From the 180 CFmRNAs, six mRNAs were identified that were able to predict the survival probability. DCAF4L2, OPRPN, R3HDML and TPTE were regarded as protective, as their expression was associated with consistently increased survival rates. DCAF4L2 is a member of the WD-repeat proteins, which commonly mediates protein-protein interlay (30), and its expression is a potential cause of cleft lip with or without cleft palate (31). In the present study, DCAF4L2 expression was elevated in tumor tissues, but was also associated with an increased survival rate. This may due to increases in the expression of DCAF4L2, which promotes polyubiquitination of protein phosphatase, Mg2+/Mn2+-dependent 1B (PPM1B) and then decreases in the totality of PPM1B (32). Reduced PPM1B in U2OS cells combined with anti-cancer drugs suppresses cellular proliferation of these cells and lowers the threshold of cell death (33). In colorectal cancer, upregulated DCAF4L2 induces neoplastic cell invasion and metastasis (32). OPRPN (also known as PROL1) localizes on chromosome 4q13.3, encoding basic proline-rich lacrimal protein (34,35). In addition, dysregulated OPRPN was reported to be associated with invasion in breast cancer (36).

TPTE and ACTL8 belong to the cancer-testis antigens (CTAs). In the present study, elevated TPTE indicated longer overall survival, while higher expression of ACTL8 predicted a worse prognosis. Similarly, prolonged survival of TPTE-seropositive lung cancer patients was reported in a previous study (37). CTAs consist of tumor-associated antigens that are widely distributed in tumors, and are prospective targets for cancer immunotherapy (38). Previous studies have already proved that CT genes are more frequently expressed in invasive head and neck squamous cell carcinoma (HNSCC) and are associated with an unfavorable phenotype (39,40). Furthermore, the proliferation and migration of HNSCC PCI-12 cells were significantly inhibited by knockdown of ACTL8 (41). On the contrary, co-expression of ACTL8, CCCTC-binding factor like, Opa interacting protein 5 and X antigen family member 3 may be associated with increased overall survival in glioblastoma patients (42).

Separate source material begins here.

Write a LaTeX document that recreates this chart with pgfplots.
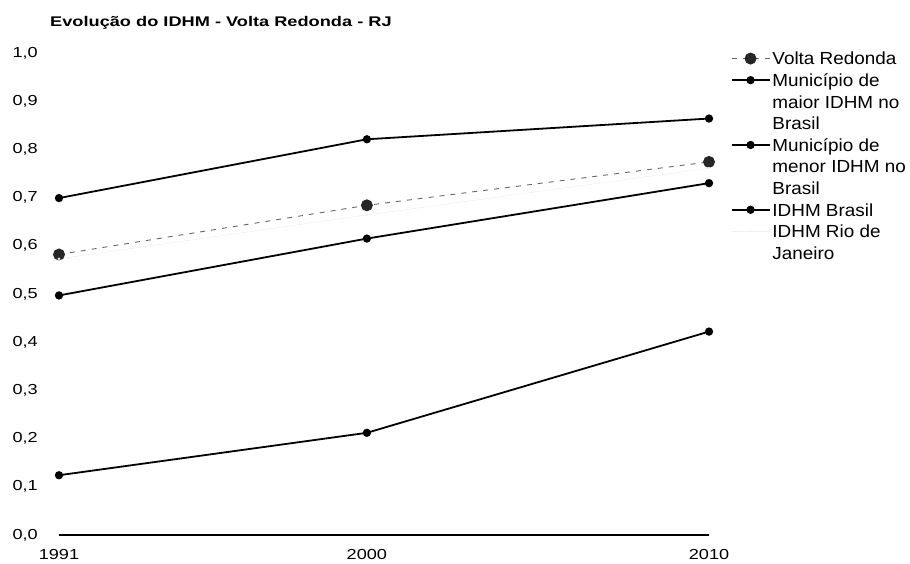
\documentclass[border=0pt]{standalone}
\usepackage{fontspec}
\setmainfont{Liberation Sans}
\newfontfamily\tickfont[FakeStretch=1.25]{Liberation Sans}
\newfontfamily\legfont[FakeStretch=1.08]{Liberation Sans}
\newfontfamily\titlefont[FakeStretch=1.3]{Liberation Sans}
\usepackage{pgfplots}
\pgfplotsset{compat=1.18}
\begin{document}
\begin{tikzpicture}[x=1pt,y=1pt]
\begin{axis}[
  at={(0,0)}, anchor=south west,
  scale only axis, width=650pt, height=482pt,
  xmin=1991, xmax=2010, ymin=0, ymax=1,
  axis x line=bottom, axis y line=left,
  x axis line style={-, line width=1.2pt, black},
  y axis line style={draw=none},
  major tick length=0pt,
  xtick={1991,2000,2010}, xticklabels={1991,2000,2010},
  ytick={0,0.1,...,1.0},
  /pgf/number format/assume math mode=true,
  yticklabel style={/pgf/number format/.cd,fixed,fixed zerofill,precision=1,use comma,/tikz/.cd,
    anchor=east, inner sep=0pt, xshift=-21pt, font=\tickfont\fontsize{14.5}{16}\selectfont},
  xticklabel style={anchor=north, inner sep=0pt, yshift=-14pt, font=\tickfont\fontsize{14.5}{16}\selectfont},
  clip=false,
  legend style={at={(axis description cs:1.033,1.007)}, anchor=north west, draw=none, fill=none,
    font=\legfont\fontsize{17.5}{20.5}\selectfont, inner sep=0pt,
    cells={anchor=base west, text height=13pt, text depth=4pt}, row sep=3.1pt,
    /tikz/every even column/.append style={column sep=5pt}},
  legend cell align=left,
  legend image code/.code={\draw[mark repeat=2,mark phase=2] plot coordinates {(0pt,0.5pt) (19pt,0.5pt) (38pt,0.5pt)};},
]
\addplot[dash pattern=on 5pt off 6pt, gray!80!black, line width=0.9pt,
  mark=*, mark size=5.5pt, mark options={solid, fill=black!85, draw=black!85}]
  coordinates {(1991,0.582) (2000,0.684) (2010,0.774)};
\addlegendentry{Volta Redonda}
\addplot[black, line width=1.8pt, mark=*, mark size=3.2pt]
  coordinates {(1991,0.699) (2000,0.821) (2010,0.864)};
\addlegendentry{Município de}
\addlegendimage{empty legend}\addlegendentry{maior IDHM no}
\addlegendimage{empty legend}\addlegendentry{Brasil}
\addplot[black, line width=1.8pt, mark=*, mark size=3.2pt]
  coordinates {(1991,0.124) (2000,0.212) (2010,0.422)};
\addlegendentry{Município de}
\addlegendimage{empty legend}\addlegendentry{menor IDHM no}
\addlegendimage{empty legend}\addlegendentry{Brasil}
\addplot[black, line width=1.8pt, mark=*, mark size=3.2pt]
  coordinates {(1991,0.497) (2000,0.615) (2010,0.730)};
\addlegendentry{IDHM Brasil}
\addplot[black!6, line width=0.6pt, mark=*, mark size=1pt]
  coordinates {(1991,0.573) (2000,0.664) (2010,0.761)};
\addlegendentry{IDHM Rio de}
\addlegendimage{empty legend}\addlegendentry{Janeiro}
\end{axis}
\node[anchor=west, inner sep=0pt, font=\titlefont\bfseries\fontsize{14}{15}\selectfont] at (-9pt,512pt) {Evolução do IDHM - Volta Redonda - RJ};
\pgfresetboundingbox
\path (-59pt,-29pt) rectangle (851pt,535pt);
\end{tikzpicture}
\end{document}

Taken together, these results suggest the prospect of CT genes as prognostic biomarkers that may be useful in the development of vaccine treatments based on CTAs (43).

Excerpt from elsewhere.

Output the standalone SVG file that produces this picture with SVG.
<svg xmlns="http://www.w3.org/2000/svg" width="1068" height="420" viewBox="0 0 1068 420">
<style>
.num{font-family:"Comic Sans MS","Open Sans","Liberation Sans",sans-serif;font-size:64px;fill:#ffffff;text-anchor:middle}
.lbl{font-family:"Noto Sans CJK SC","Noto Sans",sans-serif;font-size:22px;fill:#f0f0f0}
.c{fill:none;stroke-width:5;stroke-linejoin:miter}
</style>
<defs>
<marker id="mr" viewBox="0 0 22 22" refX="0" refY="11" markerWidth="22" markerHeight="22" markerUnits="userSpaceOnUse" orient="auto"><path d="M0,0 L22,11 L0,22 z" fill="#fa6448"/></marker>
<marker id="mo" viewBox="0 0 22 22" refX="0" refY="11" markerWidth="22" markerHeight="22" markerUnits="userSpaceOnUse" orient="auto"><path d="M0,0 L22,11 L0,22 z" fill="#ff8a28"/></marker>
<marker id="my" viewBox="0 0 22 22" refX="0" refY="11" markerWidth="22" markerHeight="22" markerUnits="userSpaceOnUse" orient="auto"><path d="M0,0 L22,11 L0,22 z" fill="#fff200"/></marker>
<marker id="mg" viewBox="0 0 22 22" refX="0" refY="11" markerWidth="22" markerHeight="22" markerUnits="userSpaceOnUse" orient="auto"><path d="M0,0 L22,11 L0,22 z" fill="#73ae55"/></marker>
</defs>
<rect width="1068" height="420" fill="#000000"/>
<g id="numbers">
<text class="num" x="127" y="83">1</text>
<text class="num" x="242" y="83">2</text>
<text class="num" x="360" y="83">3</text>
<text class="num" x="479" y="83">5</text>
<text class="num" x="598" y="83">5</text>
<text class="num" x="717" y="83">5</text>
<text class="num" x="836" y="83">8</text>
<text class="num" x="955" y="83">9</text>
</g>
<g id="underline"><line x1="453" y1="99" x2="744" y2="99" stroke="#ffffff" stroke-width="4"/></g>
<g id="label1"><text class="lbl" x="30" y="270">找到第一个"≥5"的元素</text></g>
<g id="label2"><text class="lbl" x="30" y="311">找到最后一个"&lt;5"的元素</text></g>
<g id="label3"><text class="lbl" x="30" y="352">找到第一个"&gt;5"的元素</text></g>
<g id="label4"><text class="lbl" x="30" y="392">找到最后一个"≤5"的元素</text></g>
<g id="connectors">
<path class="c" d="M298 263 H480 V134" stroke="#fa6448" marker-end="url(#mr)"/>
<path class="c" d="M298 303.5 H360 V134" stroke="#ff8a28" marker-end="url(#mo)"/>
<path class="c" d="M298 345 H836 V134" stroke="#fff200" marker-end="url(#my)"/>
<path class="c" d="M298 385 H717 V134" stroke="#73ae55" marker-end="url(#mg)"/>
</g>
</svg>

At present, little is known regarding the role of dysregulated R3HDML and PCDHA11 in various diseases, including OSCC, and further research is required to investigate their potential molecular mechanisms. Of note, the present study has certain limitations. For instance, it lacks corresponding experiments to validate the in silico results; therefore, further experiments, including quantitative PCR analysis, are required to confirm the association of the genes identified with OSCC in future studies. Furthermore, a paired-test was not performed to assess whether the groups were age/sex-matched in the current study, which needs to be taken in to account in further studies.

In conclusion, six differently expressed genes linked to oncogenesis and development were identified to be associated different clinical features in the present study. These genes (DCAF4L2, OPRPN, R3HDML, TPTE, ACTL8 and PCDHA11) may serve as potential prognostic markers for OSCC. Although further experimental verification is imperative, these results may provide a basis for in-depth study regarding the diagnosis, therapy and prognosis of OSCC.